In his 2016 paper to Ecologically Resilient Infrastructure, Choi called for attention to be directed towards reducing the number of DVCs, which both the 2021 and 2024 data suggest is happening. Part of this mitigation is through fencing highways, and significant work has been undertaken by Hee-Bok Park and his colleagues to understand fencing requirements to keep water deer off roads. In a 2021 paper to the journal Sustainability, Park and his team concluded, based on studying 800 behavioural responses to fences over 40 trails at a test facility at the National Institute of Ecology in Seocheon-gun, that fences along roads should be at least 1.2 metres (4 ft.) and ideally 1.5 m (5ft.) tall to deter Korean water deer from jumping over them, although some individuals managed to clear fences up to 1.8 m (6 ft.). Curiously, in his account of the water deer in the Deer of the World compendium, published in 2025, Baek-Jun Kim noted that, based on his personal observation, they "can jump up higher than 5 m in an emergency". Presumably this is a typo, and it should say 5 ft, as 5 m (16 ft.) seems improbable? Regardless, in a paper to the Korean Journal of Veterinary Service during 2021, Bae Dong Jung and colleagues at Kangwon National University reported how, based on roadkill reports, animals taken to rescue centres and a single GPS-tracked female water deer, fences along South Korean roads could deter crossings if they were high enough, and the authors recommended planning roads through woodland and agricultural landscapes with both appropriate fencing and a suitable speed limit. The 2024 Korea Times article suggested that, thanks to a combination of fences and wildlife crossings installed by the KEC, the number of accidents involving wild animals fell from 2,545 in 2015 to 978 in 2023.

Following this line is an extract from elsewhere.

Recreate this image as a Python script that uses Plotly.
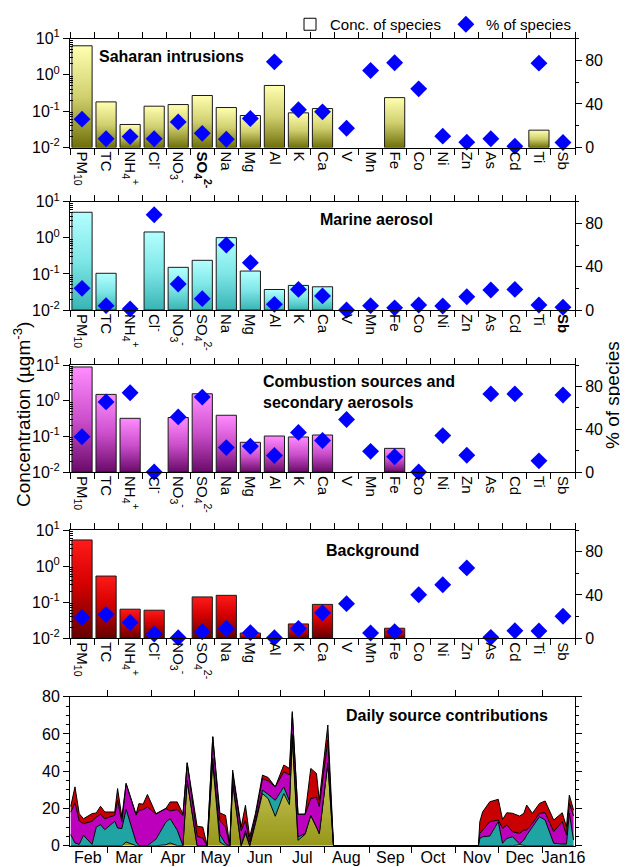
import plotly.graph_objects as go
from datetime import date

# ---------------- DATA ----------------
species_p1 = ["PM<sub>10</sub>", "TC", "NH<sub>4</sub><sup>+</sup>", "Cl<sup>-</sup>", "NO<sub>3</sub><sup>-</sup>",
              "<b>SO<sub>4</sub><sup>2-</sup></b>", "Na", "Mg", "Al", "K", "Ca", "V", "Mn", "Fe", "Co",
              "Ni", "Zn", "As", "Cd", "Ti", "Sb"]
species_p2 = ["PM<sub>10</sub>", "TC", "NH<sub>4</sub><sup>+</sup>", "Cl<sup>-</sup>", "NO<sub>3</sub><sup>-</sup>",
              "SO<sub>4</sub><sup>2-</sup>", "Na", "Mg", "Al", "K", "Ca", "V", "Mn", "Fe", "Co",
              "Ni", "Zn", "As", "Cd", "Ti", "<b>Sb</b>"]
species = ["PM<sub>10</sub>", "TC", "NH<sub>4</sub><sup>+</sup>", "Cl<sup>-</sup>", "NO<sub>3</sub><sup>-</sup>",
           "SO<sub>4</sub><sup>2-</sup>", "Na", "Mg", "Al", "K", "Ca", "V", "Mn", "Fe", "Co",
           "Ni", "Zn", "As", "Cd", "Ti", "Sb"]

# Concentration (ug m-3), None = no bar
saharan_conc = [6.3, 0.18, 0.043, 0.137, 0.152, 0.27, 0.126, 0.076, 0.51, 0.09, 0.118,
                None, None, 0.236, None, None, None, None, None, 0.030, None]
saharan_pct = [26, 8, 10, 8, 23.5, 13, 7.6, 26.6, 78.6, 34.6, 32.7,
               17.7, 70.6, 77.7, 53.8, 10.4, 4.9, 8, 1.2, 77.4, 4.6]

marine_conc = [5.1, 0.104, None, 1.45, 0.152, 0.238, 1.01, 0.12, 0.037, 0.048, 0.044,
               None, None, None, None, None, None, None, None, None, None]
marine_pct = [20, 4, 1, 88, 24, 10.5, 60, 43.7, 5.2, 19, 13,
              0, 4, 2, 4.6, 3.7, 12.3, 18.5, 19, 4.6, 2.5]

combustion_conc = [8.8, 1.5, 0.32, None, 0.337, 1.56, 0.39, 0.068, 0.102, 0.096, 0.109,
                   None, None, 0.046, None, None, None, None, None, None, None]
combustion_pct = [33, 65.5, 74, 0, 51.5, 70, 22.8, 24, 15.4, 37, 29.5,
                  49, 19.3, 14.2, 0, 34, 15.7, 73, 73, 10.4, 72]

background_conc = [5.3, 0.53, 0.064, 0.060, None, 0.14, 0.155, 0.014, None, 0.025, 0.087,
                   None, None, 0.019, None, None, None, None, None, None, None]
background_pct = [19.2, 22, 14.6, 4, 0.6, 6, 9, 5.2, 0.6, 9, 23.5,
                  32, 4.9, 6, 40.2, 49.4, 65, 0.9, 7, 6.7, 20.4]

panel_titles = ["Saharan intrusions", "Marine aerosol",
                "Combustion sources and<br>secondary aerosols", "Background",
                "Daily source contributions"]

# Daily source contributions (ug m-3)
daily_dates = ["2015-02-03", "2015-02-06", "2015-02-09", "2015-02-12", "2015-02-18", "2015-02-21",
               "2015-02-24", "2015-02-27", "2015-03-06", "2015-03-08", "2015-03-11", "2015-03-14",
               "2015-03-21", "2015-03-23", "2015-03-26", "2015-03-29", "2015-04-04", "2015-04-11",
               "2015-04-14", "2015-04-19", "2015-04-23", "2015-04-26", "2015-05-03", "2015-05-07",
               "2015-05-10", "2015-05-14", "2015-05-19", "2015-05-23", "2015-05-26", "2015-05-28",
               "2015-06-03", "2015-06-06", "2015-06-09", "2015-06-13", "2015-06-18", "2015-06-22",
               "2015-06-27", "2015-07-03", "2015-07-07", "2015-07-09", "2015-07-13", "2015-07-18",
               "2015-07-22", "2015-07-26", "2015-07-28", "2015-08-03", "2015-08-07", "2015-11-17",
               "2015-11-18", "2015-11-20", "2015-11-25", "2015-12-01", "2015-12-04", "2015-12-07",
               "2015-12-11", "2015-12-16", "2015-12-19", "2015-12-21", "2015-12-25", "2015-12-30",
               "2016-01-03", "2016-01-09", "2016-01-15", "2016-01-18", "2016-01-20", "2016-01-23"]
daily_saharan = [0, 0, 0, 0, 0, 0, 0, 0, 0, 0, 0, 2,
                 0, 0, 0, 0, 0, 0.5, 1.5, 0, 0, 35, 0, 0,
                 0, 44, 2, 0, 0, 33, 0, 6.5, 0, 11.8, 28, 25.3,
                 15.8, 28, 22, 56.7, 2.9, 6.1, 16.3, 10, 6.5, 44, 0, 0,
                 0, 0, 0, 0, 0, 0, 0, 0.5, 0, 0, 0, 0,
                 0, 0, 0, 0, 0, 0]
daily_marine = [6, 1.5, 0.7, 5.6, 0.7, 10, 11.3, 8.6, 13.1, 9.5, 9.2, 17.6,
                2, 0, 0, 0, 3.5, 12.2, 13, 8.3, 0, 0, 0, 0,
                0, 3, 4.1, 1, 0, 2, 0, 1.5, 0, 0.9, 1.8, 2.3,
                8.6, 3.6, 2, 3.3, 1.8, 0.4, 0, 0, 0, 0.5, 0, 0,
                3.9, 4.8, 5.2, 12.9, 1.3, 3.9, 4.8, 0.4, 3, 5.7, 10.2, 15.6,
                13.8, 1.3, 0.9, 0.9, 17.4, 3]
daily_combustion = [12, 21.5, 12.6, 6.2, 12.4, 5.3, 5.6, 5.9, 3.2, 14.9, 3.5, 13.8,
                    14.4, 19, 19.4, 20.8, 13.4, 7.3, 4.2, 11.1, 16.2, 9.5, 5, 4,
                    0, 11.5, 7.5, 9, 0, 4, 8, 5.6, 2, 2.7, 6.2, 7.2,
                    7.2, 8.1, 14, 11, 12.2, 10.4, 9, 16, 14.5, 12.2, 0, 0,
                    2.7, 3.6, 7.7, 0.9, 8, 7.2, 2.7, 5.7, 5.4, 2.7, 1.8, 1.8,
                    3.9, 6.2, 12, 4.8, 5.3, 13]
daily_background = [3, 8.6, 3.9, 2.7, 4.1, 2.3, 4.3, 3.6, 1.8, 6.3, 2.7, 0,
                    0.5, 3.6, 2.9, 6.7, 0.3, 0, 4.8, 4.1, 0.8, 0, 5.4, 6,
                    0, 0, 4, 6.3, 0, 1.6, 2, 8.1, 2.7, 1.8, 1.9, 1.8,
                    0, 3.6, 3.5, 1, 0, 0, 16.2, 12.8, 3.4, 8.1, 0, 0,
                    6.3, 9.8, 10.7, 11.1, 4.8, 6.6, 9.9, 9.3, 9, 13.4, 5.4, 5.3,
                    6.3, 6.3, 4.8, 4.5, 4.5, 3.1]

month_labels = ["Feb", "Mar", "Apr", "May", "Jun", "Jul", "Aug", "Sep", "Oct", "Nov", "Dec", "Jan16"]

# ---------------- STYLE / LAYOUT ----------------
FONT = "Liberation Sans, Arial, Helvetica, sans-serif"
PAGE_OFF = 8                      # default body margin of the html page
W, H = 628 - PAGE_OFF, 867 - PAGE_OFF
ML, MR = 70 - PAGE_OFF, 53
LOG_MIN = 1e-2
HW = 0.42
BLUE = "#0000FF"

cs_sah = [[0, "#70700A"], [0.5, "#D0D070"], [1, "#FFFFB0"]]
cs_mar = [[0, "#38B4B4"], [0.5, "#7EE6E6"], [1, "#B4FFFF"]]
cs_com = [[0, "#6A0A6A"], [0.5, "#CC4FCC"], [1, "#FF8CFF"]]
cs_bkg = [[0, "#640000"], [0.55, "#D40000"], [1, "#FF1A1A"]]


def py(px):
    """page pixel (y) -> paper fraction"""
    return 1 - (px - PAGE_OFF) / H


def pxx(px):
    """page pixel (x) -> paper fraction of plot width"""
    return (px - PAGE_OFF - ML) / (W - ML - MR)


panel_px = [(38.5, 147.5), (201.7, 310.0), (365.0, 472.0), (530.0, 638.3)]
panels = [
    dict(conc=saharan_conc, pct=saharan_pct, cs=cs_sah, labels=species_p1),
    dict(conc=marine_conc, pct=marine_pct, cs=cs_mar, labels=species_p2),
    dict(conc=combustion_conc, pct=combustion_pct, cs=cs_com, labels=species),
    dict(conc=background_conc, pct=background_pct, cs=cs_bkg, labels=species),
]
n = len(species)

fig = go.Figure()

# legend entry for bars
fig.add_trace(go.Bar(x=[None], y=[None], name="Conc. of species",
                     marker=dict(color="white", line=dict(color="black", width=1)),
                     xaxis="x", yaxis="y", showlegend=True))

layout = {}
minor_log = [m * 10 ** e for e in (-2, -1, 0) for m in range(2, 10)]

for k, p in enumerate(panels):
    xa = "x" if k == 0 else f"x{k + 1}"
    yl = "y" if k == 0 else f"y{2 * k + 1}"
    yr = f"y{2 * k + 2}"
    for i, v in enumerate(p["conc"]):
        if v is None:
            continue
        fig.add_trace(go.Scatter(
            x=[i - HW, i - HW, i + HW, i + HW, i - HW],
            y=[LOG_MIN, v, v, LOG_MIN, LOG_MIN],
            mode="lines", fill="toself",
            fillgradient=dict(type="vertical", colorscale=p["cs"]),
            line=dict(color="#1a1a1a", width=1),
            xaxis=xa, yaxis=yl, showlegend=False, hoverinfo="skip"))
    fig.add_trace(go.Scatter(
        x=list(range(n)), y=p["pct"], mode="markers",
        marker=dict(symbol="diamond", size=13, color=BLUE),
        xaxis=xa, yaxis=yr, cliponaxis=False,
        showlegend=(k == 0), name="% of species"))

    top, bot = panel_px[k]
    xkey = "xaxis" if k == 0 else f"xaxis{k + 1}"
    ylkey = "yaxis" if k == 0 else f"yaxis{2 * k + 1}"
    yrkey = f"yaxis{2 * k + 2}"
    layout[xkey] = dict(domain=[0, 1], anchor=yl, range=[-0.5, n - 0.5],
                        tickmode="array", tickvals=list(range(n)), ticktext=p["labels"],
                        tickangle=90, ticks="", showline=True, linecolor="black", linewidth=1,
                        mirror="allticks", zeroline=False, showgrid=False,
                        minor=dict(tick0=0.5, dtick=1, ticks="outside", ticklen=6,
                                   tickcolor="black", showgrid=False),
                        tickfont=dict(size=15, color="black"))
    layout[ylkey] = dict(domain=[py(bot), py(top)], anchor=xa, type="log", range=[-2, 1],
                         tickmode="array", tickvals=[0.01, 0.1, 1, 10],
                         ticktext=["10<sup>-2</sup>", "10<sup>-1</sup>", "10<sup>0</sup>", "10<sup>1</sup>"],
                         ticks="outside", ticklen=6, tickcolor="black",
                         minor=dict(tickmode="array", tickvals=minor_log, ticks="inside", ticklen=3,
                                    tickcolor="black", showgrid=False),
                         showline=True, linecolor="black", linewidth=1, showgrid=False, zeroline=False,
                         tickfont=dict(size=16, color="black"))
    layout[yrkey] = dict(overlaying=yl, side="right", anchor=xa, range=[0, 100],
                         tickmode="array", tickvals=[0, 40, 80], ticks="outside", ticklen=6,
                         tickcolor="black",
                         minor=dict(tick0=0, dtick=20, ticks="outside", ticklen=3, tickcolor="black",
                                    showgrid=False),
                         showline=True, linecolor="black", linewidth=1, showgrid=False, zeroline=False,
                         tickfont=dict(size=16, color="black"))

# ---- bottom panel: stacked daily contributions ----
stack = [("Saharan intrusions", daily_saharan, None),
         ("Marine aerosol", daily_marine, "#1FA3A3"),
         ("Combustion", daily_combustion, "#BC00BC"),
         ("Background", daily_background, "#C80000")]
for name, vals, col in stack:
    kw = dict(fillcolor=col) if col else dict(
        fillgradient=dict(type="vertical", colorscale=[[0, "#96961A"], [1, "#DCDC74"]]))
    fig.add_trace(go.Scatter(x=daily_dates, y=vals, stackgroup="daily", mode="lines",
                             line=dict(color="black", width=1), name=name,
                             xaxis="x5", yaxis="y9", showlegend=False, hoverinfo="skip", **kw))

month_starts = [date(2015, m, 1) for m in range(2, 13)] + [date(2016, 1, 1), date(2016, 2, 1)]
mid_months = [(a + (b - a) / 2).isoformat() for a, b in zip(month_starts[:-1], month_starts[1:])]

layout["xaxis5"] = dict(domain=[0, 1], anchor="y9", type="date",
                        range=["2015-02-02 12:00", "2016-01-24"],
                        tickmode="array", tickvals=mid_months, ticktext=month_labels,
                        ticks="", ticklabelstandoff=-3,
                        showline=True, linecolor="black", linewidth=1, mirror="allticks",
                        minor=dict(dtick="M1", tick0="2015-02-01", ticks="outside", ticklen=6,
                                   tickcolor="black", showgrid=False),
                        showgrid=False, zeroline=False, tickfont=dict(size=16, color="black"))
layout["yaxis9"] = dict(domain=[py(845.7), py(696.7)], anchor="x5", range=[0, 80], dtick=20,
                        ticks="outside", ticklen=6, tickcolor="black",
                        minor=dict(dtick=5, ticks="outside", ticklen=3, tickcolor="black", showgrid=False),
                        showline=True, linecolor="black", linewidth=1, mirror="allticks",
                        showgrid=False, zeroline=False, tickfont=dict(size=16, color="black"))

# ---- annotations ----
title_pos = [(97, 57), (318, 220), (261, 392), (324, 550), (344, 715)]
annotations = []
for t, (x, y) in zip(panel_titles, title_pos):
    annotations.append(dict(text=f"<b>{t}</b>", x=pxx(x), y=py(y), xref="paper", yref="paper",
                            xanchor="left", yanchor="middle", align="left", showarrow=False,
                            font=dict(size=16, color="black")))
annotations.append(dict(text="Concentration (µgm<sup>-3</sup>)", x=pxx(22), y=py(415),
                        xref="paper", yref="paper", textangle=-90, showarrow=False,
                        xanchor="center", yanchor="middle", font=dict(size=19, color="black")))
annotations.append(dict(text="% of species", x=pxx(613), y=py(395),
                        xref="paper", yref="paper", textangle=-90, showarrow=False,
                        xanchor="center", yanchor="middle", font=dict(size=19, color="black")))

fig.update_layout(
    width=W, height=H, template="none",
    margin=dict(l=ML, r=MR, t=0, b=0, autoexpand=False),
    paper_bgcolor="white", plot_bgcolor="white",
    font=dict(family=FONT, color="black"),
    showlegend=True,
    legend=dict(orientation="h", x=pxx(290), xanchor="left", y=py(8), yanchor="top",
                font=dict(size=15), bgcolor="rgba(0,0,0,0)", traceorder="normal"),
    annotations=annotations,
    **layout,
)

fig.write_html("out.html")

As well as dying under the wheels of cars, it appears water deer are also occasionally hit by trains, although this seems uncommon. In the Norfolk Bird & Mammal Report 2012, Andy Musgrove noted a casualty on the train tracks at Strumpshaw. More recently, in September 2025 I submitted a Freedom of Information request to Network Rail (FOI2025/01623) asking for details of any collisions with water deer on their network in East Anglia and the Home Counties over the past 10 years, which returned no results in their database, despite records existing for red, roe and muntjac deer in the same timeframe. In South Korea, a June 2015 article in The Korean Times reported that a high-speed Korea Train eXpress (KTX) train travelling from Busan to Seoul was damaged after hitting a water deer near Osong Station in North Chungcheong Province at around 00:30. This was apparently the first time a KTX train had been damaged in a collision with a vehicle, although the article doesn't specify whether collisions that don't result in damage have occurred previously. I have seen many images of water deer near the railway tracks in the Civilian Control Zone and, given their flighty nature, it seems the potential for collision is significant.